The Forest Legacy Program (FLP) is a USDA Forest Service program in partnership with Mississippi that supports local efforts to protect environmentally sensitive, privately-owned forest lands threatened by conversion to non-forest use through land acquisition and conservation easements.
The total area of private forestland in the U.S. has gradually declined since the mid-twentieth century. Increasing population and urban centers are adding demands on our native forests.
Projections indicate that 11% of private forests are likely to see dramatic increases in housing density in the next three decades. Development results in the loss or forests, smaller areas of intact forest, smaller parcel sizes, and isolation of forest fragments. These changes alter the ability of private forests to provide ecological, economic, and human benefits.
The Forest Legacy Program Plan (2020 Update) identifies three Forest Legacy areas (North, Central, and Southeast Mississippi) where natural forest communities are potentially threatened by conversion to non-forest use. The plan includes information about the Forest Legacy Program and how to apply. All nominations must be within a designated Forest Legacy Area and submitted by a willing landowner by August 15th to be considered for this competitive national grant program.
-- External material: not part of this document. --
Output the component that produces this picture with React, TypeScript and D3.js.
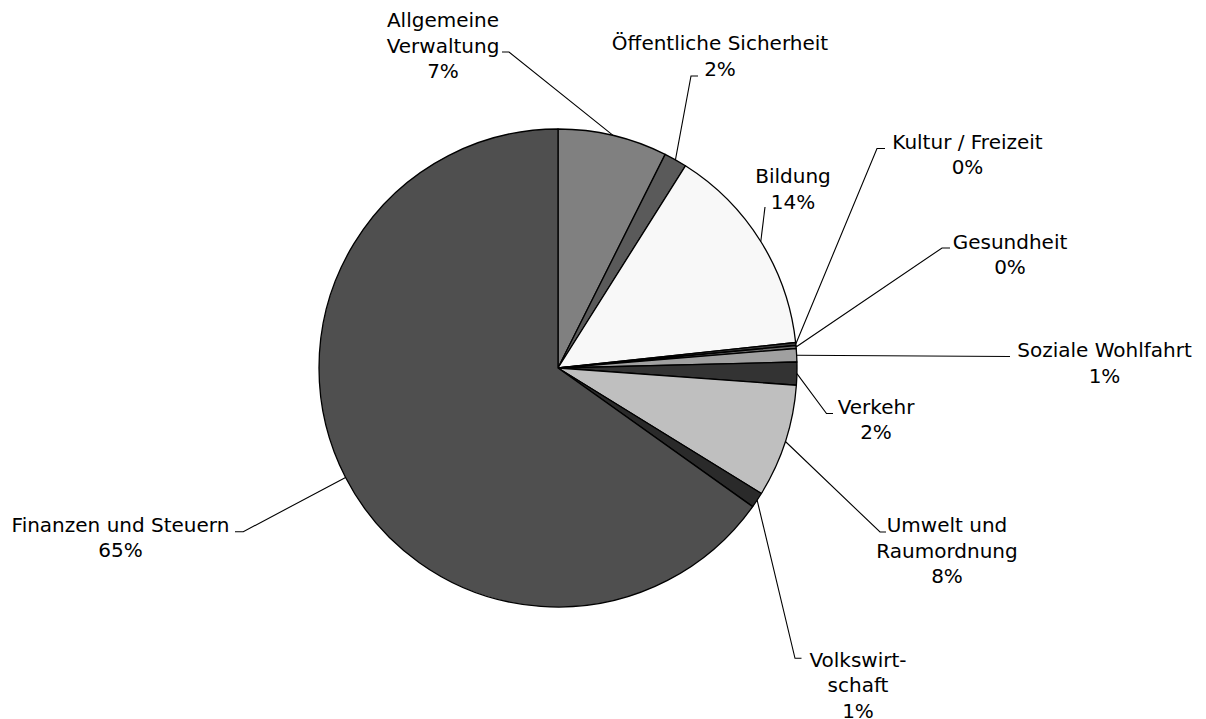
import React from "react";
import * as d3 from "d3";

const categories = [
  "Allgemeine Verwaltung",
  "Öffentliche Sicherheit",
  "Bildung",
  "Kultur / Freizeit",
  "Gesundheit",
  "Soziale Wohlfahrt",
  "Verkehr",
  "Umwelt und Raumordnung",
  "Volkswirtschaft",
  "Finanzen und Steuern",
];
const values = [7.4, 1.55, 14.35, 0.2, 0.2, 0.9, 1.55, 7.65, 1.05, 65.15];
const labelLines = [
  ["Allgemeine", "Verwaltung"],
  ["Öffentliche Sicherheit"],
  ["Bildung"],
  ["Kultur / Freizeit"],
  ["Gesundheit"],
  ["Soziale Wohlfahrt"],
  ["Verkehr"],
  ["Umwelt und", "Raumordnung"],
  ["Volkswirt-", "schaft"],
  ["Finanzen und Steuern"],
];
const colors = [
  "#808080",
  "#5a5a5a",
  "#f8f8f8",
  "#3c3c3c",
  "#6a6a6a",
  "#a0a0a0",
  "#333333",
  "#bfbfbf",
  "#2a2a2a",
  "#4f4f4f",
];

// label layout: text centre x, first baseline y, leader tick start and elbow
const labelLayout = [
  { cx: 443, y: 27, t: [502, 52], e: [509, 52] },
  { cx: 720, y: 50, t: [698, 76], e: [691, 76] },
  { cx: 793, y: 183, t: [765, 207], e: [765, 207] },
  { cx: 967.5, y: 148.5, t: [885, 148.5], e: [877, 148.5] },
  { cx: 1010, y: 248.5, t: [950, 248], e: [942, 248] },
  { cx: 1104.5, y: 357, t: [1010, 356.5], e: [1010, 356.5] },
  { cx: 876, y: 413.5, t: [833, 413.5], e: [826.5, 413.5] },
  { cx: 947, y: 532, t: [886, 532], e: [880, 532] },
  { cx: 858, y: 666.7, t: [801.5, 658.3], e: [795, 658.3] },
  { cx: 120.5, y: 531.7, t: [235, 531.7], e: [243.3, 531.7] },
];

const W = 1206;
const H = 719;
const CX = 558;
const CY = 368;
const R = 239;
const LINE_H = 25.5;

export default function App() {
  const total = d3.sum(values);
  const pie = d3
    .pie<number>()
    .sort(null)
    .value((d) => d);
  const arcs = pie(values);
  const arcGen = d3.arc<d3.PieArcDatum<number>>().innerRadius(0).outerRadius(R);
  const edgeGen = d3.arc<d3.PieArcDatum<number>>().innerRadius(R).outerRadius(R);

  return (
    <div style={{ position: "absolute", left: 0, top: 0 }}>
      <svg width={W} height={H} style={{ display: "block", background: "#fff" }}>
        <g transform={`translate(${CX},${CY})`}>
          {arcs.map((a, i) => (
            <path
              key={categories[i]}
              d={arcGen(a) || ""}
              fill={colors[i]}
              stroke="#000"
              strokeWidth={1.3}
              strokeLinejoin="round"
            />
          ))}
        </g>
        {arcs.map((a, i) => {
          const [px, py] = edgeGen.centroid(a);
          const L = labelLayout[i];
          const pts = [
            [L.t[0], L.t[1]],
            [L.e[0], L.e[1]],
            [px + CX, py + CY],
          ];
          const line = d3.line()(pts as [number, number][]) || "";
          return (
            <path key={"l" + i} d={line} fill="none" stroke="#000" strokeWidth={1.1} />
          );
        })}
        {arcs.map((a, i) => {
          const L = labelLayout[i];
          const pct = Math.round((values[i] / total) * 100) + "%";
          const lines = [...labelLines[i], pct];
          return (
            <text
              key={"t" + i}
              x={L.cx}
              y={L.y}
              textAnchor="middle"
              fontFamily="'DejaVu Sans', Verdana, sans-serif"
              fontSize={20}
              fill="#000"
            >
              {lines.map((s, j) => (
                <tspan key={j} x={L.cx} y={L.y + j * LINE_H}>
                  {s}
                </tspan>
              ))}
            </text>
          );
        })}
      </svg>
    </div>
  );
}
The Forest Legacy Program was established in 1990 through an amendment to the Cooperative Forestry Assistance Act (CFAA) of 1978 (16 USC 2101 et seq.) to promote the long-term integrity of forestlands. Since its creation, FLP has conserved over 2.8 million acres of forest land and expanded across the country to 53 states and territories. Over 6,800 acres have been conserved in Mississippi since 2010 through Forest Legacy. These “working forests” protect water quality and provide wildlife habitat, forest products, nature-based recreation and other public benefits.